BEGIN INFORMATION SHOWN
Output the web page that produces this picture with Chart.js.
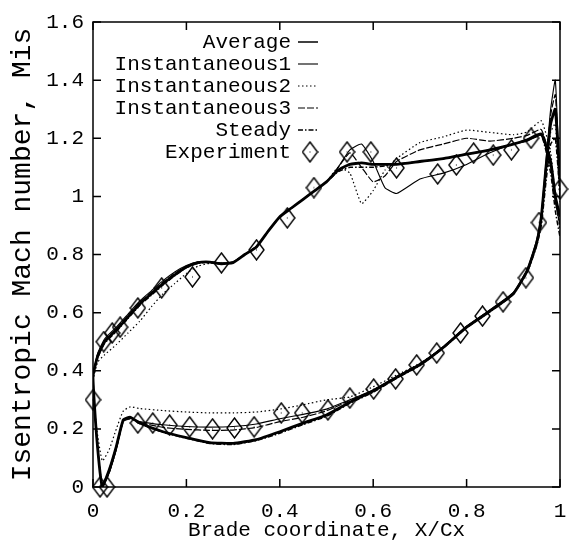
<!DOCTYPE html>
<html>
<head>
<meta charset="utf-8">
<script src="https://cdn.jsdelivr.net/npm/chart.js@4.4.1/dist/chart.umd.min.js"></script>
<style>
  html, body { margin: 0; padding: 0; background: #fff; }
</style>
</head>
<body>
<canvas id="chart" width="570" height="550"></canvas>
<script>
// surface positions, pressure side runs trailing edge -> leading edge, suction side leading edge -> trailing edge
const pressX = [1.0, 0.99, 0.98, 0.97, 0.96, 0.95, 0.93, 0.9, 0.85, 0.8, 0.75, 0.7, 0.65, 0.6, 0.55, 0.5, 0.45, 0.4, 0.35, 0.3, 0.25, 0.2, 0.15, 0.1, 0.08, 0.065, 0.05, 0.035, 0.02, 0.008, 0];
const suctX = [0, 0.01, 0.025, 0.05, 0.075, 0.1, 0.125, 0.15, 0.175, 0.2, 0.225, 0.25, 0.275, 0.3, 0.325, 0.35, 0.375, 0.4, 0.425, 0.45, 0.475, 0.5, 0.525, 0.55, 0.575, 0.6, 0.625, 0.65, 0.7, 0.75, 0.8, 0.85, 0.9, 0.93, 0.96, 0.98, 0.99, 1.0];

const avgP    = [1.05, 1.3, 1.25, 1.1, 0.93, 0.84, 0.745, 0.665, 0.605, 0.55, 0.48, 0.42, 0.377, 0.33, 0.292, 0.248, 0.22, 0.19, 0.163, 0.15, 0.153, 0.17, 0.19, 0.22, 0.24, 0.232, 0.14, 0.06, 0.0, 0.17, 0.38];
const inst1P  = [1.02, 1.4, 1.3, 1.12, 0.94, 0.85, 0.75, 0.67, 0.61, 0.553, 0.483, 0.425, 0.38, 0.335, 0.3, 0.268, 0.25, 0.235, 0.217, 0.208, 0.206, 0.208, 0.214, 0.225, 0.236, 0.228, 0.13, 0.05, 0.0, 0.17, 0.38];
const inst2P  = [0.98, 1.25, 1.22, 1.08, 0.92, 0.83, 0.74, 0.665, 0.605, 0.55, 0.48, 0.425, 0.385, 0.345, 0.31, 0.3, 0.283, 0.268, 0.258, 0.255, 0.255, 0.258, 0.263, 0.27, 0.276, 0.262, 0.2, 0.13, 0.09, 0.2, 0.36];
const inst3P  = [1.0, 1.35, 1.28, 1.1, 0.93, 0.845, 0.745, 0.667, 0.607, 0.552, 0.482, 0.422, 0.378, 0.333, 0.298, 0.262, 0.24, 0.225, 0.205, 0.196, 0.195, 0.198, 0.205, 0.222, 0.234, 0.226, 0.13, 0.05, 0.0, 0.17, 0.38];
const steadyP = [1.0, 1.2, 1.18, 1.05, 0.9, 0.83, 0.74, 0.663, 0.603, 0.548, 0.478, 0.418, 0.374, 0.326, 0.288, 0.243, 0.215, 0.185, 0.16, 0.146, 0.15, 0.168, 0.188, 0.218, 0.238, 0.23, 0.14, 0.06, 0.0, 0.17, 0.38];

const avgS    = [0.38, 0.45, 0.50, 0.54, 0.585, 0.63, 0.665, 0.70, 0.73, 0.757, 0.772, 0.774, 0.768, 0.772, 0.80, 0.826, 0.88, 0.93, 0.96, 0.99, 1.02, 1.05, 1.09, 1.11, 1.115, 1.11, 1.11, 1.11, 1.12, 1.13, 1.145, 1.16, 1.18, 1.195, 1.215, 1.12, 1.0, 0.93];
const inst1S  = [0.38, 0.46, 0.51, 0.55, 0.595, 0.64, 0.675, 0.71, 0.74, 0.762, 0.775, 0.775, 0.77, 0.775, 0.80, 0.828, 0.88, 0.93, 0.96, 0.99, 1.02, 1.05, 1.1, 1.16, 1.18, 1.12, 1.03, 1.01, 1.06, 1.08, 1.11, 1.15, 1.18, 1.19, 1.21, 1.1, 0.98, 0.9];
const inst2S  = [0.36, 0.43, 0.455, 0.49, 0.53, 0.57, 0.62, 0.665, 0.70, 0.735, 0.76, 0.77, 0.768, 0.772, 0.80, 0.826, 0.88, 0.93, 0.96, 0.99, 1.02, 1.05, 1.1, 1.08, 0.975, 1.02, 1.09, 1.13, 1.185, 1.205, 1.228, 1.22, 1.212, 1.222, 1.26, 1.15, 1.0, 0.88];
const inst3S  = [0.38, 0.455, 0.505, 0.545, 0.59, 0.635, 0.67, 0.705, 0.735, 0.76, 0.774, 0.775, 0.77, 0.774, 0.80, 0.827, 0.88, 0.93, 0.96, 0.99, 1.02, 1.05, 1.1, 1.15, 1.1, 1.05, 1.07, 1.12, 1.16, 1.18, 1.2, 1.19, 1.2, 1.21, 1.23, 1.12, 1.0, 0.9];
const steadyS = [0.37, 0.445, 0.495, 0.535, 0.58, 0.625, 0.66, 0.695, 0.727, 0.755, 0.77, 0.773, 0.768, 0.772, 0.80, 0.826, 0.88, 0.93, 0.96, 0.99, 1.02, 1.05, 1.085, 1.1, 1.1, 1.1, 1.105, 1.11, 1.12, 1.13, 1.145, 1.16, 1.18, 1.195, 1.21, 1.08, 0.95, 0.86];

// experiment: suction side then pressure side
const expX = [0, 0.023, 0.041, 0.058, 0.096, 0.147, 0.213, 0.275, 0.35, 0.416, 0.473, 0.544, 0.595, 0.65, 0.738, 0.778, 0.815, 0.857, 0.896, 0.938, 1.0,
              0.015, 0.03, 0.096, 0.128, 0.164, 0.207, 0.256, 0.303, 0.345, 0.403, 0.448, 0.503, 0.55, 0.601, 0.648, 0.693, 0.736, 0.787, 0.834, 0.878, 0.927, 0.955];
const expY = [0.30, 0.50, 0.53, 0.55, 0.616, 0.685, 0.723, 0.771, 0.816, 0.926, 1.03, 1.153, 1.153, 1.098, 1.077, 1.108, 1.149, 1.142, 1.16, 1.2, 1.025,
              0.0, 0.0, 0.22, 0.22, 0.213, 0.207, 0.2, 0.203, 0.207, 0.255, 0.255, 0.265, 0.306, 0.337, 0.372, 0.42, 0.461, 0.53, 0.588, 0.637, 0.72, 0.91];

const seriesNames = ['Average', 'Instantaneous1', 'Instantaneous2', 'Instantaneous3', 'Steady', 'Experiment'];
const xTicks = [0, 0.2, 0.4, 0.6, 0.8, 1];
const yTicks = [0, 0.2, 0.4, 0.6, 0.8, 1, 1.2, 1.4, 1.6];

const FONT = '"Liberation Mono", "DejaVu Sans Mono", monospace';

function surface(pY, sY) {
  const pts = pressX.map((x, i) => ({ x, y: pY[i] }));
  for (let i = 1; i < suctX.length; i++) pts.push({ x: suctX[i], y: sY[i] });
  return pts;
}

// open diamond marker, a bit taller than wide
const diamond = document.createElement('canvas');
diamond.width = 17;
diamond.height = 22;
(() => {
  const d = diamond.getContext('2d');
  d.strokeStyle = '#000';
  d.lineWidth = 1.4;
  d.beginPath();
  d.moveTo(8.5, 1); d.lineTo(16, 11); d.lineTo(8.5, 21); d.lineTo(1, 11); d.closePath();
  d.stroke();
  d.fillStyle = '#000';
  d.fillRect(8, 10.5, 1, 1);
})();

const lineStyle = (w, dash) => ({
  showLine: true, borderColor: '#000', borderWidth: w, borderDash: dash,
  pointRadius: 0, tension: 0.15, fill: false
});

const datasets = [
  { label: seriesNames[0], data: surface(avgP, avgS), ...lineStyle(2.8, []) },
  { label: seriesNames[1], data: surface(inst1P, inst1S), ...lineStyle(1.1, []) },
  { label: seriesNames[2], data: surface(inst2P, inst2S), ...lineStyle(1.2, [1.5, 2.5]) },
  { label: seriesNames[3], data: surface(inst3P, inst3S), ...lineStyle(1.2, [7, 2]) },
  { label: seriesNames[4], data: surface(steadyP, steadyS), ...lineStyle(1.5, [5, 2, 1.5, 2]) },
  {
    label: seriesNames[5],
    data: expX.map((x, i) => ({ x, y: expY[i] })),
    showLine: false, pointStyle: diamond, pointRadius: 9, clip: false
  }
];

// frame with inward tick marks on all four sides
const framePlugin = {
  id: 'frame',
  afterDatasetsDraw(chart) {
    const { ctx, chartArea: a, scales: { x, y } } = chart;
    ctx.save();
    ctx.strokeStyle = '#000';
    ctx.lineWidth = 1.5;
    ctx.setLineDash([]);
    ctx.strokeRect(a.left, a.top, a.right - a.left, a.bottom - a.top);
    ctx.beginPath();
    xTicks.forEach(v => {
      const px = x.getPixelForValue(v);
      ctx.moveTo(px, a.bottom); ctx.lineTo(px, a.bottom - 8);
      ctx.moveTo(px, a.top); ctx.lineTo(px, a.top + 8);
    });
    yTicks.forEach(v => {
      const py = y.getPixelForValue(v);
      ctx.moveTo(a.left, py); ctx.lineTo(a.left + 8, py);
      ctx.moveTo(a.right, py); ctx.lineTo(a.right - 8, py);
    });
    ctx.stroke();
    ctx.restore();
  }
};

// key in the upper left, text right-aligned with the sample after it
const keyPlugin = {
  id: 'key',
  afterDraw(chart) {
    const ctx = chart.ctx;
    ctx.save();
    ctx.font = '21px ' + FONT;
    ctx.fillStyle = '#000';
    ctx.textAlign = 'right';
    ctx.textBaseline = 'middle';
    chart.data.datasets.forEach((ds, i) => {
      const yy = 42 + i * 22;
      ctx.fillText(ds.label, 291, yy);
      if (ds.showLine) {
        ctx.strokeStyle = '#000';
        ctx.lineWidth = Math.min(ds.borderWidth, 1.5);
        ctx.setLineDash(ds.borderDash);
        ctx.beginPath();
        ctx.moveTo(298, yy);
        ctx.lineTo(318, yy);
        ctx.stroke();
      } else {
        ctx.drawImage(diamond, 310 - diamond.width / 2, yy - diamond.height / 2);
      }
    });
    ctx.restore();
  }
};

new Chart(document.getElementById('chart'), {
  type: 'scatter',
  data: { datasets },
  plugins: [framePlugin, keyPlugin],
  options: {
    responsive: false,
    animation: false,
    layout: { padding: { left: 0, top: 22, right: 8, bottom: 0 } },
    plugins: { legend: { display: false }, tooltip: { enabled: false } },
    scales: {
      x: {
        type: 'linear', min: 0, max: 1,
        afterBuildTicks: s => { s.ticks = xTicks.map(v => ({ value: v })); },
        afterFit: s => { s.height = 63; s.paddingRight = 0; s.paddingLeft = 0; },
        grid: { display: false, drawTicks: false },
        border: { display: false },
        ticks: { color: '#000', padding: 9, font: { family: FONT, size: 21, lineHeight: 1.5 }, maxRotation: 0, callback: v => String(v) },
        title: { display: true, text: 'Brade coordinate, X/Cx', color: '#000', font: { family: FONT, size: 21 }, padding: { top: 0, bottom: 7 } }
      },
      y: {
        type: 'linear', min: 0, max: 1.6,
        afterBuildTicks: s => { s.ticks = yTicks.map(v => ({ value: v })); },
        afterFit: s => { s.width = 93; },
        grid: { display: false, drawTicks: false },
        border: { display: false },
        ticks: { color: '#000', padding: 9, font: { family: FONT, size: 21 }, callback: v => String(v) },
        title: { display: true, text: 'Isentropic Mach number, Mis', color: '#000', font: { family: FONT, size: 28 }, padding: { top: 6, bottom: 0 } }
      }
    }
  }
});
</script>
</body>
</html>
END INFORMATION SHOWN
BEGIN INFORMATION SHOWN
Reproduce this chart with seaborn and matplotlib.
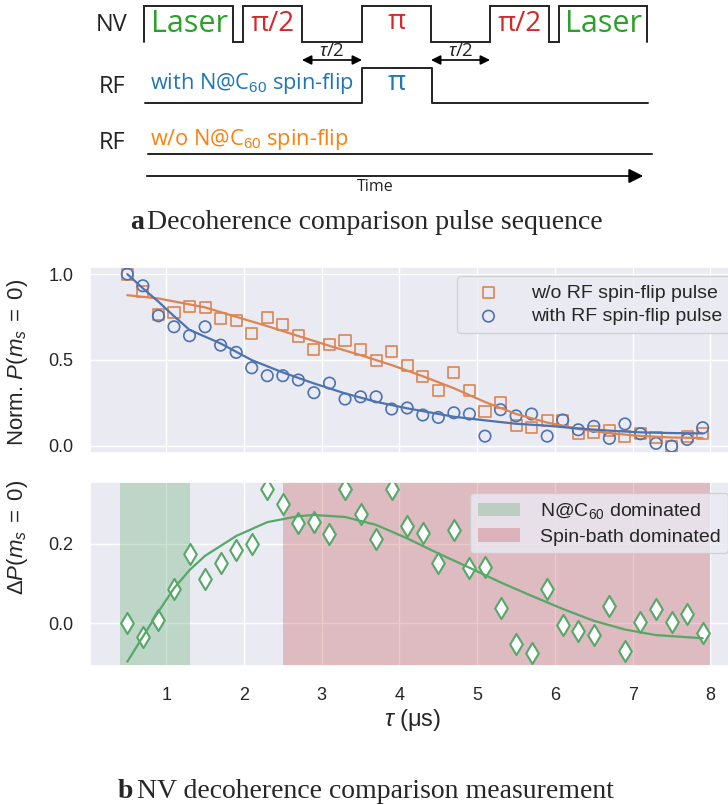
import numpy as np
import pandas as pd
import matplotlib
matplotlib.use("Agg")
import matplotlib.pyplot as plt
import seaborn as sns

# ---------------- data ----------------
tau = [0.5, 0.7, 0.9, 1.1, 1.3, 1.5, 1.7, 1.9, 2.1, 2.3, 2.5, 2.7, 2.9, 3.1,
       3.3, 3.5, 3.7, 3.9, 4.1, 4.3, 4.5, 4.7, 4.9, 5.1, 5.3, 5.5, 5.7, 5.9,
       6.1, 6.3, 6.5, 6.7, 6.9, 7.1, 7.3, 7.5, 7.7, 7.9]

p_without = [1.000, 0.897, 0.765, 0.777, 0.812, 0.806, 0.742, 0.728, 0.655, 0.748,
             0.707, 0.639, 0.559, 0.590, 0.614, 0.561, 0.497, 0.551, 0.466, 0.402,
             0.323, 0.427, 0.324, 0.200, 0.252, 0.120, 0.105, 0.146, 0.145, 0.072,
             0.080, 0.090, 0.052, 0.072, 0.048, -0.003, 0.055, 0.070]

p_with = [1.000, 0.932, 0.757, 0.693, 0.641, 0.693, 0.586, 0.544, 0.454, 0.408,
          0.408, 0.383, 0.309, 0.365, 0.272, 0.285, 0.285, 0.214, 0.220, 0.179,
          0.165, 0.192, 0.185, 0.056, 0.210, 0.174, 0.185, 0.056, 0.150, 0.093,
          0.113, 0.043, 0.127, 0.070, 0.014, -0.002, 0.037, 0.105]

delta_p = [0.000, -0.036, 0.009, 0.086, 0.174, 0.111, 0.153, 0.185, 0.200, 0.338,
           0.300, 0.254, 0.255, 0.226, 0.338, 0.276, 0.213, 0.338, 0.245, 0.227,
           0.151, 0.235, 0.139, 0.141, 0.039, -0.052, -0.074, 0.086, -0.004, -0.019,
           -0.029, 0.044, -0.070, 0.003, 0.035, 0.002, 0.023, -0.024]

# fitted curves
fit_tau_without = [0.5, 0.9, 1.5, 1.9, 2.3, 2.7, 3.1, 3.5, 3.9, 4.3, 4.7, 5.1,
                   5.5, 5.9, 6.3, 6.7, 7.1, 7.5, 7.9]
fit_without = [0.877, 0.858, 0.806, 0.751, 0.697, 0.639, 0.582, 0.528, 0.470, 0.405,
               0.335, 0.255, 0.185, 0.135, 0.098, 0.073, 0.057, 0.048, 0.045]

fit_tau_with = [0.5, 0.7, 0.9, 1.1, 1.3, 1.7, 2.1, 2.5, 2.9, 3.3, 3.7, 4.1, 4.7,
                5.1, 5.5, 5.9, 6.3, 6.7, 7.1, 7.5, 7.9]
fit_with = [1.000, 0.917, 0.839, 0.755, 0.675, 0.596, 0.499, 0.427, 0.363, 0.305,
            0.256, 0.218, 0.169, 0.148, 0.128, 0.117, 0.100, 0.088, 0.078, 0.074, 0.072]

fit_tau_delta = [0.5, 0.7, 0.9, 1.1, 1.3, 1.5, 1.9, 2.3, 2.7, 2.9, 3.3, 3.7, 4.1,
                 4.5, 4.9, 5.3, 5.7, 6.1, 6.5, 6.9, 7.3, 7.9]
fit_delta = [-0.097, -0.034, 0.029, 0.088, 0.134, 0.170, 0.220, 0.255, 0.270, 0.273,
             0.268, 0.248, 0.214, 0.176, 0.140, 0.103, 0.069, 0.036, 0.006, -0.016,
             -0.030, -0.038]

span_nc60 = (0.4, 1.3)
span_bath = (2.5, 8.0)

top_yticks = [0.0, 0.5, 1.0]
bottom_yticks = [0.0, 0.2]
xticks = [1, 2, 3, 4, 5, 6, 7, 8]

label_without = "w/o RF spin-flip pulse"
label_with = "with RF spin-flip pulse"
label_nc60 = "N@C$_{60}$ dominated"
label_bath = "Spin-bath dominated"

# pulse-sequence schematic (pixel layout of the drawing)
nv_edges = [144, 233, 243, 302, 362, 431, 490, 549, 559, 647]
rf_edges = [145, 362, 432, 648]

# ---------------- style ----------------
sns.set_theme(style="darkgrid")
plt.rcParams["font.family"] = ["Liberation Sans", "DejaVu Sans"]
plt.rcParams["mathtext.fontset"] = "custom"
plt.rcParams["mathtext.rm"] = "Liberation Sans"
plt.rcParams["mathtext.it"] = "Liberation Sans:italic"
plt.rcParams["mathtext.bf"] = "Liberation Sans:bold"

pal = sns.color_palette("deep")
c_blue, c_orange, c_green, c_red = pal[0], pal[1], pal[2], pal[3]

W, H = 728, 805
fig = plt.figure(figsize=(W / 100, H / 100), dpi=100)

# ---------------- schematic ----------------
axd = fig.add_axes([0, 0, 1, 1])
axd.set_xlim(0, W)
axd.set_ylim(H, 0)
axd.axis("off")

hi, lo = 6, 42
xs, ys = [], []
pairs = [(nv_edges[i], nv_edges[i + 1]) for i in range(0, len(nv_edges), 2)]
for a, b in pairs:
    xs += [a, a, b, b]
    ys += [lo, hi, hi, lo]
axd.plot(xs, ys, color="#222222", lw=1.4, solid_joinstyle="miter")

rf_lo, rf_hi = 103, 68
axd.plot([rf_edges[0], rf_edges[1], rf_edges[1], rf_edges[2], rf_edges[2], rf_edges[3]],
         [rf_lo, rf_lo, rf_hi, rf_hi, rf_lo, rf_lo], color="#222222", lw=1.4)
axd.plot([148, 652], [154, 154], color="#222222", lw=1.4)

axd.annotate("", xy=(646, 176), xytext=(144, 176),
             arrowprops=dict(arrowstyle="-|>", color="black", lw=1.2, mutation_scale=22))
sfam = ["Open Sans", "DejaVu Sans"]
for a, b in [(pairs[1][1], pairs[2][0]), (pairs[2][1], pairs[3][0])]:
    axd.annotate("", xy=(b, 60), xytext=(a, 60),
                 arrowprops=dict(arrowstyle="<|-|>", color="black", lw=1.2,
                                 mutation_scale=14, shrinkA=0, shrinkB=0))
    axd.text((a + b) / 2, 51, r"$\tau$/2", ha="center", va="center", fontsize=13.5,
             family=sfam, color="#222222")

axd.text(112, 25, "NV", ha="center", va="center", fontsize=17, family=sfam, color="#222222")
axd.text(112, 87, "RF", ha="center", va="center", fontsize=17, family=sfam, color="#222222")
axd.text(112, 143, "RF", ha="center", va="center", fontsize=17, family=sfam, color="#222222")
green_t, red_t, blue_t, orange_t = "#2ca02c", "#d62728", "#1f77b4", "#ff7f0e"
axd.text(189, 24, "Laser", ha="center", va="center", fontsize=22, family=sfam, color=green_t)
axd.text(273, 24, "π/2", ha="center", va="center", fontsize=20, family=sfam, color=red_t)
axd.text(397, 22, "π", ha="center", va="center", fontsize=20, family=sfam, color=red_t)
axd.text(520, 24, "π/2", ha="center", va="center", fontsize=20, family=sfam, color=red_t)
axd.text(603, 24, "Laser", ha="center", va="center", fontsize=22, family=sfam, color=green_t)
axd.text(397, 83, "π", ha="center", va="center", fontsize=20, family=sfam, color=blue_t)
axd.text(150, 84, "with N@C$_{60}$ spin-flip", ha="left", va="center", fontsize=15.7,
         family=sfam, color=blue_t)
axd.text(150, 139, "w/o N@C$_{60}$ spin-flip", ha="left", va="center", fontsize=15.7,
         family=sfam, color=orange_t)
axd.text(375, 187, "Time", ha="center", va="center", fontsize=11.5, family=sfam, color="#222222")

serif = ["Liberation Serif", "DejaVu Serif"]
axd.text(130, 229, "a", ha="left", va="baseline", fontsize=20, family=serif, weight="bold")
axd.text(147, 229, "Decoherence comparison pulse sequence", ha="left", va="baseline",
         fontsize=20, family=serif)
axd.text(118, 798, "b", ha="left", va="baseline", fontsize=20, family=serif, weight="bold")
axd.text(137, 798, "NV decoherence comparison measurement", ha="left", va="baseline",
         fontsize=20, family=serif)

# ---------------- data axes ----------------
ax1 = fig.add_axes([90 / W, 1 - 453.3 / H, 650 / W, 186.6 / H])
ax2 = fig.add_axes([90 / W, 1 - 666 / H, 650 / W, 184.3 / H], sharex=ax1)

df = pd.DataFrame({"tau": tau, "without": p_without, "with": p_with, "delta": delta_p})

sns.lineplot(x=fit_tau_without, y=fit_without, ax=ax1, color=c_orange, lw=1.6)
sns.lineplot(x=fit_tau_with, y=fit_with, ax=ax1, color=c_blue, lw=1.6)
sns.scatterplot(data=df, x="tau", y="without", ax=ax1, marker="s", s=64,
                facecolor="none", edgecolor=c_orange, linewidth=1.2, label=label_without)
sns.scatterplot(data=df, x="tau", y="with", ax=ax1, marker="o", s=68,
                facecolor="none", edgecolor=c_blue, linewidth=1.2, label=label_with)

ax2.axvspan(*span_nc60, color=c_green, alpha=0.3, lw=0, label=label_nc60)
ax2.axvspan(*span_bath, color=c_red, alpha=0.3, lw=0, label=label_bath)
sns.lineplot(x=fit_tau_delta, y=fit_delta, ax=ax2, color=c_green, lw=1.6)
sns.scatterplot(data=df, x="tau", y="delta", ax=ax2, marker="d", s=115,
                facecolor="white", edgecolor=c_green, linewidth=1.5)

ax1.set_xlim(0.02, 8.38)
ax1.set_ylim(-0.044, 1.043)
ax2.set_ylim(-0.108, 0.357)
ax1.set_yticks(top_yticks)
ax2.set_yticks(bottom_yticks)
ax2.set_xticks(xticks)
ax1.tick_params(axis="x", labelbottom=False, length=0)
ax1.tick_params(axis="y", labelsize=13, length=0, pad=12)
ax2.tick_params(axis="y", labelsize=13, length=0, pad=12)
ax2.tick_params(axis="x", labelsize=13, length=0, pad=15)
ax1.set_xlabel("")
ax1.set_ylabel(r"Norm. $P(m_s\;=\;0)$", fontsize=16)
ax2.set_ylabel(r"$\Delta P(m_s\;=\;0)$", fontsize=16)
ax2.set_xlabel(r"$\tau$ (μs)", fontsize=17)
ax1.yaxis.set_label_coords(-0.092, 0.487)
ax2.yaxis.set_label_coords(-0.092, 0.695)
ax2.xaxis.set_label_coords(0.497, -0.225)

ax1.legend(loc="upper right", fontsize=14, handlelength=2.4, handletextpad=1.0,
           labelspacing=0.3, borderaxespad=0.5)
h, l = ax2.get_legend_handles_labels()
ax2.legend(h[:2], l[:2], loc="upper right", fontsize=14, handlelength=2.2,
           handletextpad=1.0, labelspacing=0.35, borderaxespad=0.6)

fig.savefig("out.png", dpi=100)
END INFORMATION SHOWN
_GIVEN REQUEST_
Begin with the line that contains "Output the web", end with the line that contains "0.98, 0.99, 1.0];", and set down every line in that range exactly as it stands, minus the pictures.

_COMPLETE OUTPUT_
Output the web page that produces this picture with Chart.js.
<!DOCTYPE html>
<html>
<head>
<meta charset="utf-8">
<script src="https://cdn.jsdelivr.net/npm/chart.js@4.4.1/dist/chart.umd.min.js"></script>
<style>
  html, body { margin: 0; padding: 0; background: #fff; }
</style>
</head>
<body>
<canvas id="chart" width="570" height="550"></canvas>
<script>
// surface positions, pressure side runs trailing edge -> leading edge, suction side leading edge -> trailing edge
const pressX = [1.0, 0.99, 0.98, 0.97, 0.96, 0.95, 0.93, 0.9, 0.85, 0.8, 0.75, 0.7, 0.65, 0.6, 0.55, 0.5, 0.45, 0.4, 0.35, 0.3, 0.25, 0.2, 0.15, 0.1, 0.08, 0.065, 0.05, 0.035, 0.02, 0.008, 0];
const suctX = [0, 0.01, 0.025, 0.05, 0.075, 0.1, 0.125, 0.15, 0.175, 0.2, 0.225, 0.25, 0.275, 0.3, 0.325, 0.35, 0.375, 0.4, 0.425, 0.45, 0.475, 0.5, 0.525, 0.55, 0.575, 0.6, 0.625, 0.65, 0.7, 0.75, 0.8, 0.85, 0.9, 0.93, 0.96, 0.98, 0.99, 1.0];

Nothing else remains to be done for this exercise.